### What you are asked to do
Write the material out again in full, word for word. Do not include the pictures.

----------

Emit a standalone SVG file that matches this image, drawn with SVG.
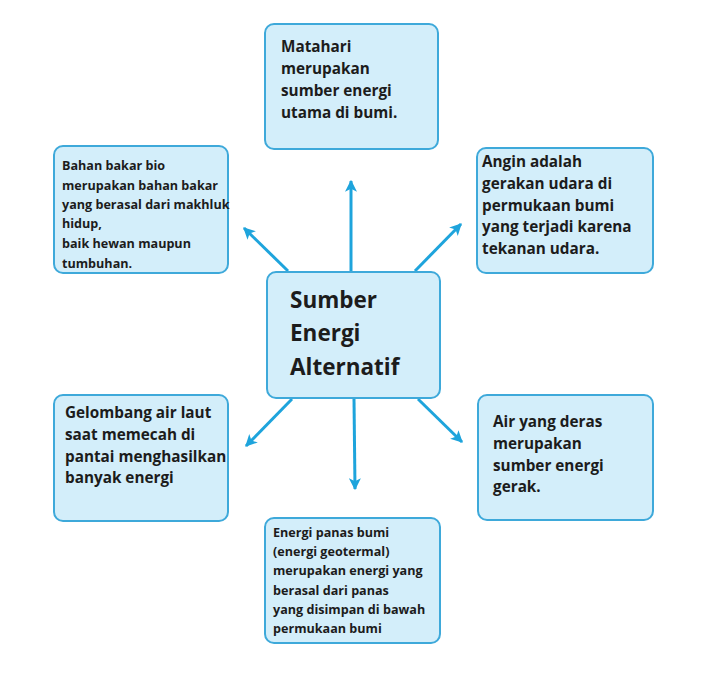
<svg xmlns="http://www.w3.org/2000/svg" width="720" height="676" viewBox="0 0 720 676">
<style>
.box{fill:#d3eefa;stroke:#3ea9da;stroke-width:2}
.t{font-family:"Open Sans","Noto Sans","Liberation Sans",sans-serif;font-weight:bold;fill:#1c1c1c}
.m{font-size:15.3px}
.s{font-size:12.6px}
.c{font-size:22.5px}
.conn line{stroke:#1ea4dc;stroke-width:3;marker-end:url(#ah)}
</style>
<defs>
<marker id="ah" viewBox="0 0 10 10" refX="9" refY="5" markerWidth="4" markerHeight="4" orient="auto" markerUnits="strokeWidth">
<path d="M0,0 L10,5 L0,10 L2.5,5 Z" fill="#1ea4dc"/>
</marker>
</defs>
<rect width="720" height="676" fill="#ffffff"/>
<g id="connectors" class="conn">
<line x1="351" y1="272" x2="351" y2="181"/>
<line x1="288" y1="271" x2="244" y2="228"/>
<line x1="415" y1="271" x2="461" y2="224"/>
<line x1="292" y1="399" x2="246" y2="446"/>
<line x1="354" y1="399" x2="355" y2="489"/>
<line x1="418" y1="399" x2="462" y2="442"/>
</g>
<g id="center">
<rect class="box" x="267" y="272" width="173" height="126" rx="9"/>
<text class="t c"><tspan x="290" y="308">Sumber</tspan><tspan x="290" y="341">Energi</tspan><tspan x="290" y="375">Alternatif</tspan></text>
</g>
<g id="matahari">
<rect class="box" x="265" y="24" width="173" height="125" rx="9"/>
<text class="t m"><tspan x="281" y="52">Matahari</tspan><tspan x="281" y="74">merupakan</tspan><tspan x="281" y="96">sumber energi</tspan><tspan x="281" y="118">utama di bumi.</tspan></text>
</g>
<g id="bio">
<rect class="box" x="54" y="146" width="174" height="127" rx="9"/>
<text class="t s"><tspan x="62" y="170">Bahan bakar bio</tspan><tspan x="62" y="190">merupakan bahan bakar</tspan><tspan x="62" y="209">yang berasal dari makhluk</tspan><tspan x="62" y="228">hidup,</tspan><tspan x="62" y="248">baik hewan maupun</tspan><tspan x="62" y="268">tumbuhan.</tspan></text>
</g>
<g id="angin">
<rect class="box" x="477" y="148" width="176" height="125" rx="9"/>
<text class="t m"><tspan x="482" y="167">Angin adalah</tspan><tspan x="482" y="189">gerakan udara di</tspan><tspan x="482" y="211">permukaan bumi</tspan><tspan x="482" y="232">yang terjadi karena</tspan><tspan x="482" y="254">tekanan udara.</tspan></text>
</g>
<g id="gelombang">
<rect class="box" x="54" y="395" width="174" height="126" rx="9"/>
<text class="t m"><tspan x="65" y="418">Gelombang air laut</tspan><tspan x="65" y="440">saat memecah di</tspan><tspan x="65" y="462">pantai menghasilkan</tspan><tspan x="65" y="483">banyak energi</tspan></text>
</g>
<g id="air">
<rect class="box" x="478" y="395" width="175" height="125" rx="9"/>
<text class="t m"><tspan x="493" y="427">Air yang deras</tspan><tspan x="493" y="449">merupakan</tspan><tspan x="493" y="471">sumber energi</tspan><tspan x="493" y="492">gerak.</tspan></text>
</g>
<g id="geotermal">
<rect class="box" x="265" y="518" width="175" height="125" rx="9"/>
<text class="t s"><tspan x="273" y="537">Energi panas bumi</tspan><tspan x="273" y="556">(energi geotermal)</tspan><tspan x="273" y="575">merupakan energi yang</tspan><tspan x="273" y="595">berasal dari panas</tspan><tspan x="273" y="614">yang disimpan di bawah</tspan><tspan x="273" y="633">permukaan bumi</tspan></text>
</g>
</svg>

----------

### Full output
Emit a standalone SVG file that matches this image, drawn with SVG.
<svg xmlns="http://www.w3.org/2000/svg" width="720" height="676" viewBox="0 0 720 676">
<style>
.box{fill:#d3eefa;stroke:#3ea9da;stroke-width:2}
.t{font-family:"Open Sans","Noto Sans","Liberation Sans",sans-serif;font-weight:bold;fill:#1c1c1c}
.m{font-size:15.3px}
.s{font-size:12.6px}
.c{font-size:22.5px}
.conn line{stroke:#1ea4dc;stroke-width:3;marker-end:url(#ah)}
</style>
<defs>
<marker id="ah" viewBox="0 0 10 10" refX="9" refY="5" markerWidth="4" markerHeight="4" orient="auto" markerUnits="strokeWidth">
<path d="M0,0 L10,5 L0,10 L2.5,5 Z" fill="#1ea4dc"/>
</marker>
</defs>
<rect width="720" height="676" fill="#ffffff"/>
<g id="connectors" class="conn">
<line x1="351" y1="272" x2="351" y2="181"/>
<line x1="288" y1="271" x2="244" y2="228"/>
<line x1="415" y1="271" x2="461" y2="224"/>
<line x1="292" y1="399" x2="246" y2="446"/>
<line x1="354" y1="399" x2="355" y2="489"/>
<line x1="418" y1="399" x2="462" y2="442"/>
</g>
<g id="center">
<rect class="box" x="267" y="272" width="173" height="126" rx="9"/>
<text class="t c"><tspan x="290" y="308">Sumber</tspan><tspan x="290" y="341">Energi</tspan><tspan x="290" y="375">Alternatif</tspan></text>
</g>
<g id="matahari">
<rect class="box" x="265" y="24" width="173" height="125" rx="9"/>
<text class="t m"><tspan x="281" y="52">Matahari</tspan><tspan x="281" y="74">merupakan</tspan><tspan x="281" y="96">sumber energi</tspan><tspan x="281" y="118">utama di bumi.</tspan></text>
</g>
<g id="bio">
<rect class="box" x="54" y="146" width="174" height="127" rx="9"/>
<text class="t s"><tspan x="62" y="170">Bahan bakar bio</tspan><tspan x="62" y="190">merupakan bahan bakar</tspan><tspan x="62" y="209">yang berasal dari makhluk</tspan><tspan x="62" y="228">hidup,</tspan><tspan x="62" y="248">baik hewan maupun</tspan><tspan x="62" y="268">tumbuhan.</tspan></text>
</g>
<g id="angin">
<rect class="box" x="477" y="148" width="176" height="125" rx="9"/>
<text class="t m"><tspan x="482" y="167">Angin adalah</tspan><tspan x="482" y="189">gerakan udara di</tspan><tspan x="482" y="211">permukaan bumi</tspan><tspan x="482" y="232">yang terjadi karena</tspan><tspan x="482" y="254">tekanan udara.</tspan></text>
</g>
<g id="gelombang">
<rect class="box" x="54" y="395" width="174" height="126" rx="9"/>
<text class="t m"><tspan x="65" y="418">Gelombang air laut</tspan><tspan x="65" y="440">saat memecah di</tspan><tspan x="65" y="462">pantai menghasilkan</tspan><tspan x="65" y="483">banyak energi</tspan></text>
</g>
<g id="air">
<rect class="box" x="478" y="395" width="175" height="125" rx="9"/>
<text class="t m"><tspan x="493" y="427">Air yang deras</tspan><tspan x="493" y="449">merupakan</tspan><tspan x="493" y="471">sumber energi</tspan><tspan x="493" y="492">gerak.</tspan></text>
</g>
<g id="geotermal">
<rect class="box" x="265" y="518" width="175" height="125" rx="9"/>
<text class="t s"><tspan x="273" y="537">Energi panas bumi</tspan><tspan x="273" y="556">(energi geotermal)</tspan><tspan x="273" y="575">merupakan energi yang</tspan><tspan x="273" y="595">berasal dari panas</tspan><tspan x="273" y="614">yang disimpan di bawah</tspan><tspan x="273" y="633">permukaan bumi</tspan></text>
</g>
</svg>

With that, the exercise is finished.